The diameter of a tree is the distance of the longest path between two end nodes $\arg\max_{(u, v) \in G}d(u, v)$, where $d(u, v)$ is the distance function. It has many applications on tree problems and often a high complexity solution can be changed to a linear solution with the property of the tree diameter.
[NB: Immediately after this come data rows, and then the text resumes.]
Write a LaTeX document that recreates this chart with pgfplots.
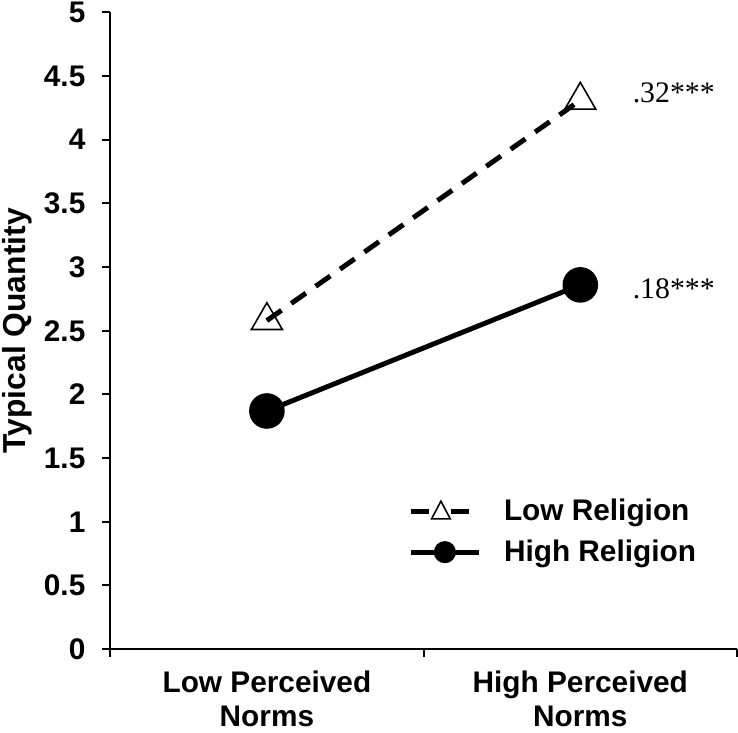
\documentclass[border=0pt]{standalone}
\usepackage{pgfplots}
\pgfplotsset{compat=1.18}
\usepackage{fontspec}
\setmainfont{Liberation Sans}
\newfontfamily\timesfont{Liberation Serif}
\begin{document}
\begin{tikzpicture}
\begin{axis}[
  scale only axis, width=315.5pt, height=320.5pt,
  xmin=0, xmax=2, ymin=0, ymax=5,
  axis lines*=left,
  axis line style={line width=1pt},
  tick align=outside, major tick length=4pt,
  tick style={line width=1pt, black},
  xtick={0,1,2}, xticklabels={},
  extra x ticks={0.5,1.5},
  extra x tick labels={Low Perceived\\Norms, High Perceived\\Norms},
  extra x tick style={major tick length=0pt},
  xticklabel style={align=center, font=\fontsize{15}{17}\selectfont\bfseries, inner xsep=0pt, inner ysep=3pt, yshift=-8pt},
  ytick={0,0.5,1,1.5,2,2.5,3,3.5,4,4.5,5},
  yticklabel style={font=\fontsize{15}{17}\selectfont\bfseries, inner sep=1pt, xshift=-7.3pt},
  /pgf/number format/assume math mode=true,
  ylabel={Typical Quantity},
  ylabel style={font=\fontsize{16}{18}\selectfont\bfseries, inner ysep=1pt},
  ylabel shift=4pt,
  clip=false,
  legend style={at={(0.4755,0.242)}, anchor=north west, draw=none, fill=none,
    font=\fontsize{15}{18}\selectfont\bfseries, row sep=4pt, inner sep=0pt},
  legend cell align=left,
]
\addplot[black, line width=2.5pt, dash pattern=on 9pt off 6pt,
  mark=triangle, mark size=9pt, mark options={solid, line width=0.8pt, fill=none},
  legend image code/.code={
    \draw[line width=2.5pt] (0pt,0pt)--(10.5pt,0pt) (20pt,0pt)--(29.5pt,0pt);
    \draw[solid, line width=0.8pt, fill=white] (15pt,5.3pt)--(10.3pt,-3.6pt)--(19.7pt,-3.6pt)--cycle;
  }]
  coordinates {(0.5,2.58) (1.5,4.31)};
\addlegendentry{\hspace{9.5pt}Low Religion}
\addplot[black, line width=2.5pt, solid,
  mark=*, mark size=7.7pt,
  legend image code/.code={
    \draw[line width=2.5pt] (0pt,0pt)--(34pt,0pt);
    \fill (17pt,0pt) circle (4.3pt);
  }]
  coordinates {(0.5,1.87) (1.5,2.86)};
\addlegendentry{\hspace{9.5pt}High Religion}
\node[anchor=west, font=\fontsize{15}{17}\selectfont\timesfont] at (axis cs:1.645,4.37) {.32***};
\node[anchor=west, font=\fontsize{15}{17}\selectfont\timesfont] at (axis cs:1.645,2.83) {.18***};
\end{axis}
\end{tikzpicture}
\end{document}
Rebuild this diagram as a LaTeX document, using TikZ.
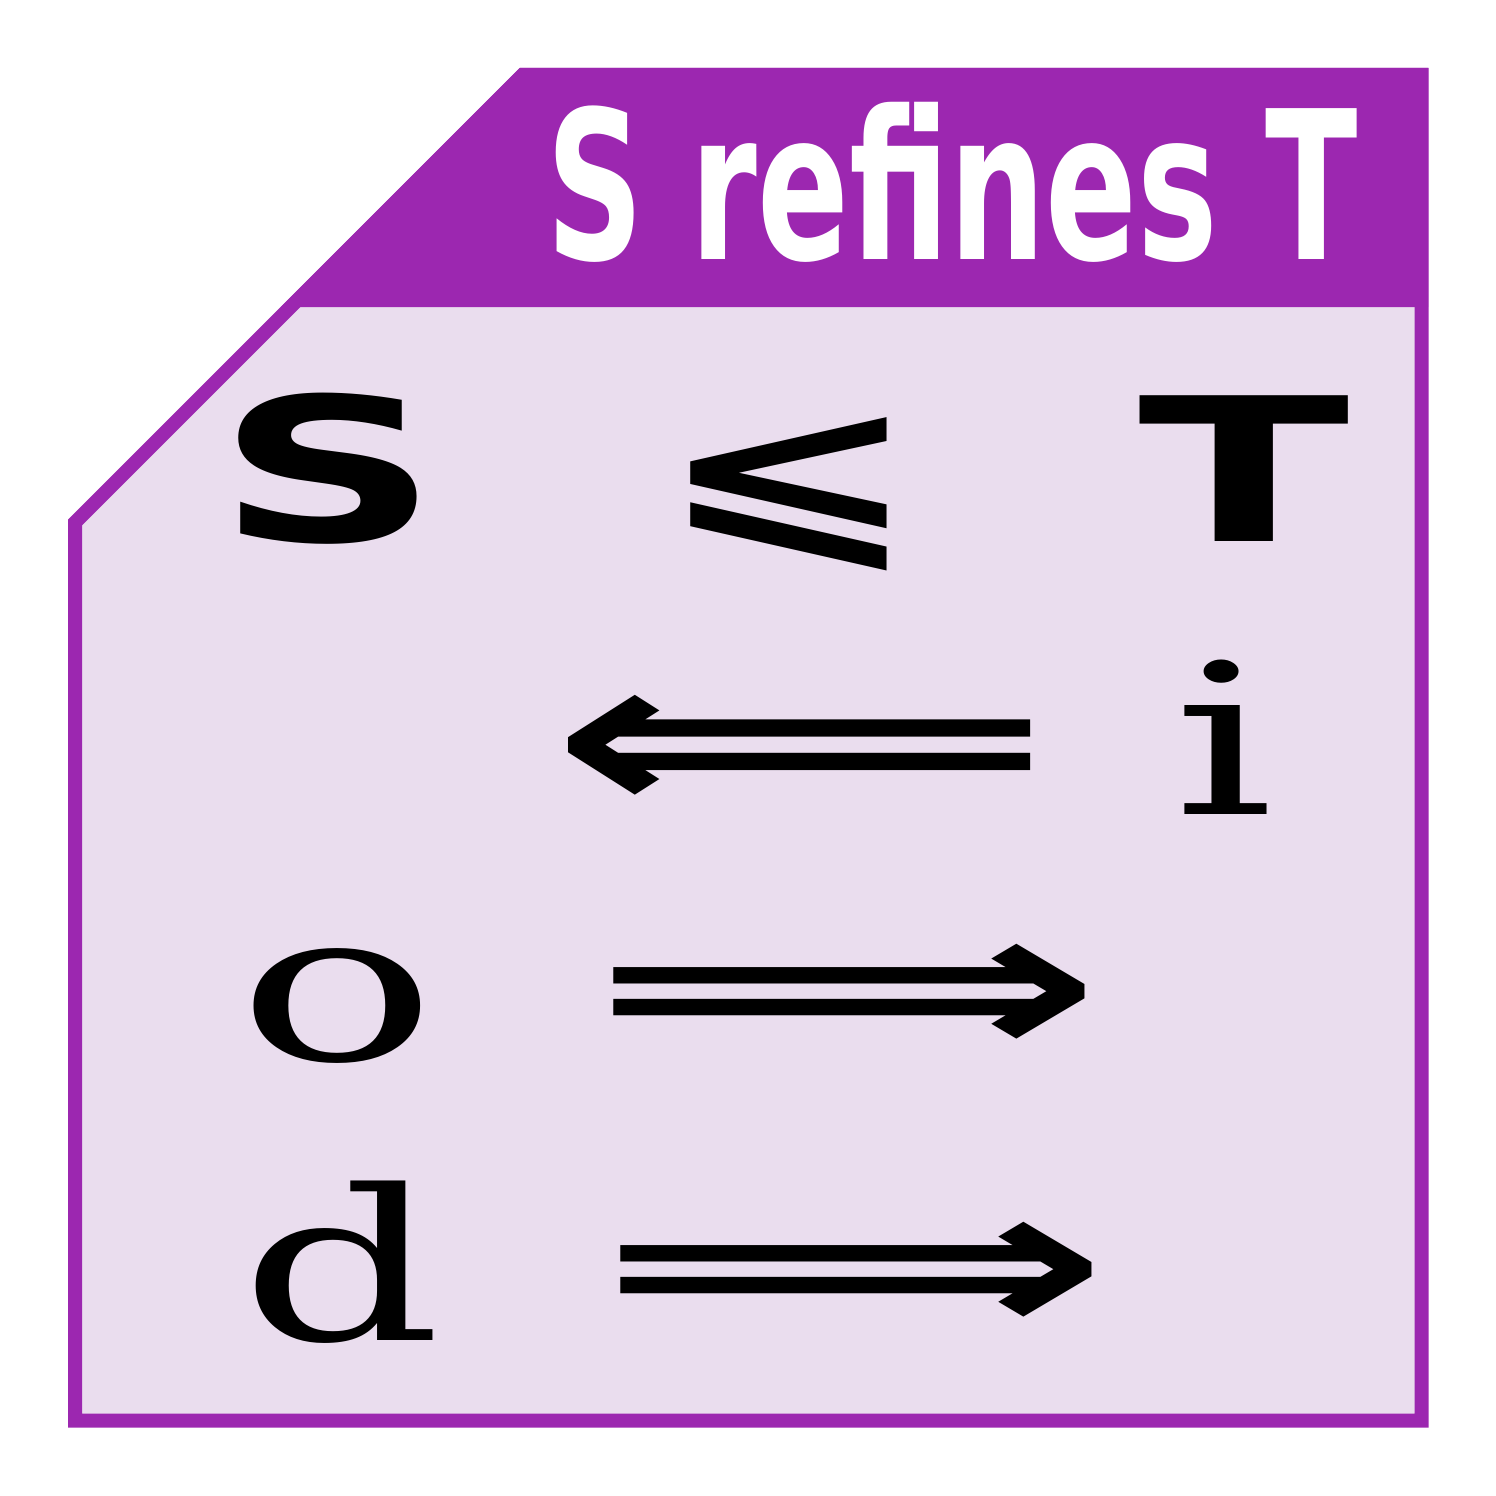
\documentclass[tikz,border=0pt]{standalone}
\usepackage{fontspec}
\usepackage{graphicx}
\newfontfamily\dvs{DejaVu Sans}
\newfontfamily\dvserif{DejaVu Serif}
\definecolor{purp}{HTML}{9C27B0}
\definecolor{lightp}{HTML}{EADDEE}
\tikzset{
  glyph/.style={inner sep=0pt, outer sep=0pt, anchor=base, text=black},
}
\begin{document}
\begin{tikzpicture}[x=1pt,y=-1pt]
\useasboundingbox (0,0) rectangle (1496,1496);
% body
\path[fill=lightp, draw=purp, line width=14pt, line join=miter]
  (75,522.5) -- (522.5,75) -- (1421.5,75) -- (1421.5,1420.5) -- (75,1420.5) -- cycle;
% header band
\fill[purp] (520,68) -- (1428,68) -- (1428,307) -- (281,307) -- cycle;
\node[glyph, text=white] (title) at (952,259)
  {\scalebox{0.654}[1]{\fontsize{207}{207}\selectfont\dvs\bfseries S refines T}};
% S <= T
\node[glyph] (S) at (328,541) {\scalebox{1.55}[1]{\fontsize{200}{200}\selectfont\dvs\bfseries S}};
\node[glyph] (leq) at (789,541) {\scalebox{1.6}[1]{\fontsize{196}{196}\selectfont\dvs\bfseries ⩽}};
\node[glyph] (T) at (1244,541) {\scalebox{1.55}[1]{\fontsize{200}{200}\selectfont\dvs\bfseries T}};
% rows
\node[glyph] (i) at (1224,814) {\scalebox{1.5}[1]{\fontsize{210}{210}\selectfont\dvserif i}};
\node[glyph] (la) at (801,814) {\scalebox{1.575}[1]{\fontsize{221}{221}\selectfont\dvs\bfseries ⟸}};
\node[glyph] (o) at (337.5,1060) {\scalebox{1.58}[1]{\fontsize{210}{210}\selectfont\dvserif o}};
\node[glyph] (ra1) at (848,1057.5) {\scalebox{1.69}[1]{\fontsize{210}{210}\selectfont\dvs\bfseries ⟹}};
\node[glyph] (d) at (341.5,1340) {\scalebox{1.5}[1]{\fontsize{210}{210}\selectfont\dvserif d}};
\node[glyph] (ra2) at (855,1335.5) {\scalebox{1.69}[1]{\fontsize{210}{210}\selectfont\dvs\bfseries ⟹}};
\end{tikzpicture}
\end{document}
Finding The Diameter of N-Ary Tree

Greedy Algorithm

  1. Run BFS to find the farthest node u starting from an arbitrary node said s
  2. Then run BFS from u to find the farthest node v
  3. Distance between node u and v is the diameter of given tree

Implementation

PT07Z

P1985CowMarathon

Proof

Properties of Trees

  1. Between any 2 nodes in a tree there is exactly one path
  2. Any node can serve as the root of the tree

Proof by Contradiction

  1. Assuming one end of the diameter u is known, the other end must be the node v furthest from this end. We can find it by using BFS, the last discovered node is v.
  2. Why we run BFS on an arbitrary node s will alway end with u?
    1. Let u and v be any two nodes such that d(u, v) is the diameter of the tree. There is a unique path from u to v because of tree properties.
    2. Assuming we start at node s.
      1. If s is u, then we will always end with v by the first BFS, and the second BFS we get u again.
      2. If s is not u and we end with a node x distinct than u and v using BFS.
        1. If the path of (x, u) does not intersect with the path of (u, v), the d(x, u) + d(u, v) > d(u, v), contradiction.
        2. If the path of (x, u) intersect with (u, v) at y, then d(x, y) > d(u, y) since we know when we started the search from s, x is deeper than u, then d(x, y) + d(y, v) > dis(u, v). contradiction.